Aceite de Monterrubio PDO

Extra virgin olive oil obtained from the fruit of the olive tree (Olea europaea L.), with 90% coming from the Cornezuelo and Jabata (Picual) varieties and the remainder from Mollar, Corniche, Pico-limón, Morilla and Cornicabra.

Tasting notes

An aromatic, very stable oil with a greenish-yellow color. The flavor is fruity, with almond notes and a touch of bitterness and pungency.

Other notes

The analytical characteristics are as follows:

- Maximum acidity: 0.5º

- Moisture: Below 0.1%

- Impurities: Below 0.1%

- K270: Below 0.20

- Peroxides: Below 20.

Production / Processing method

With regard to cultivation techniques, tilling is becoming increasingly light, with just a few passes of the cultivator. Today there are two types of fertilization: mineral (applied via the leaves and the soil) and organic (applied directly to the soil, mainly pig manure).

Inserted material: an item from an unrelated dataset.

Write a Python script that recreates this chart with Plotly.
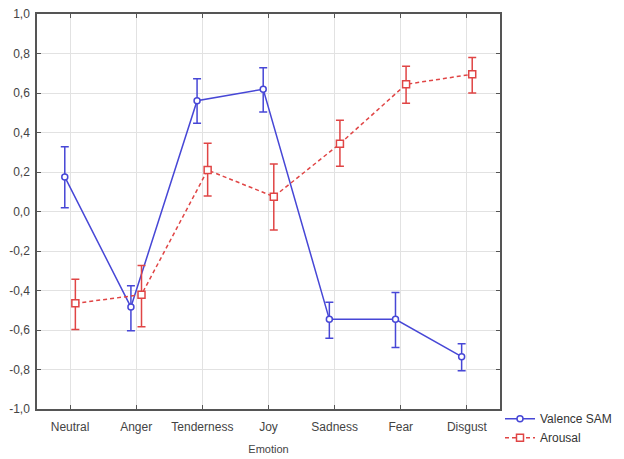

Pruning is traditionally carried out after harvesting, from February to late March. It is done manually or by machine and must not be aggressive. Once a year (late summer) or twice (early and late summer), any shoots at ground level are removed, a technique developed in ancient times.

Most olive orchards are dry-farmed in line with tradition, but the current trend is to introduce drip irrigation. Only olives picked directly from the tree may be used to make olive oil, not those that have fallen to the ground. Harvesting has traditionally been done by hand, and still is, although mechanical harvesters (vibrators with or without an umbrella) are increasingly being used. In order to obtain PDO virgin olive oils, it is very important that no more than 66 hours should pass between harvesting of the olives and extraction of the oil, although this time limit is established annually by the Regulating Council based on the harvesting characteristics and weather conditions.

The processes used for obtaining the olive oil are:

- Discontinuous or traditional extraction:

Any foreign matter (leaves, stones, etc.) is first removed in the field. Once in the mill, the olives are washed then crushed into a paste using cone-shaped, granite grinding stones turning over a circular granite millstone. The duration of crushing and mixing is decisive for oil quality and must be adapted to the olive variety. The resulting paste is spread on esparto mats which are piled up and pressed. The oil and vegetable water run down the sides and the central channel, leaving just the pomace on the mats. After extraction, the load is dismantled, the oil is separated from the vegetable water by decantantation, and the oil is stored.

- Continuous extraction:

With this method, the olives are cleaned not in the field but at the mill using blowers (to remove any objects that weigh less than the olives), and then washed (to dissolve any objects heavier than the olives).
Crushing then begins using a knife crusher. Hot water is added to the resulting paste to facilitate the next phase, oil extraction, which is by centrifugation. Horizontal or vertical centrifuges may be used. The process must be repeated to separate the vegetable water from the oil.The oil is then decanted to remove any impurities and, when clear, is stored. Finally, it is packed. Packs must be glass or metal.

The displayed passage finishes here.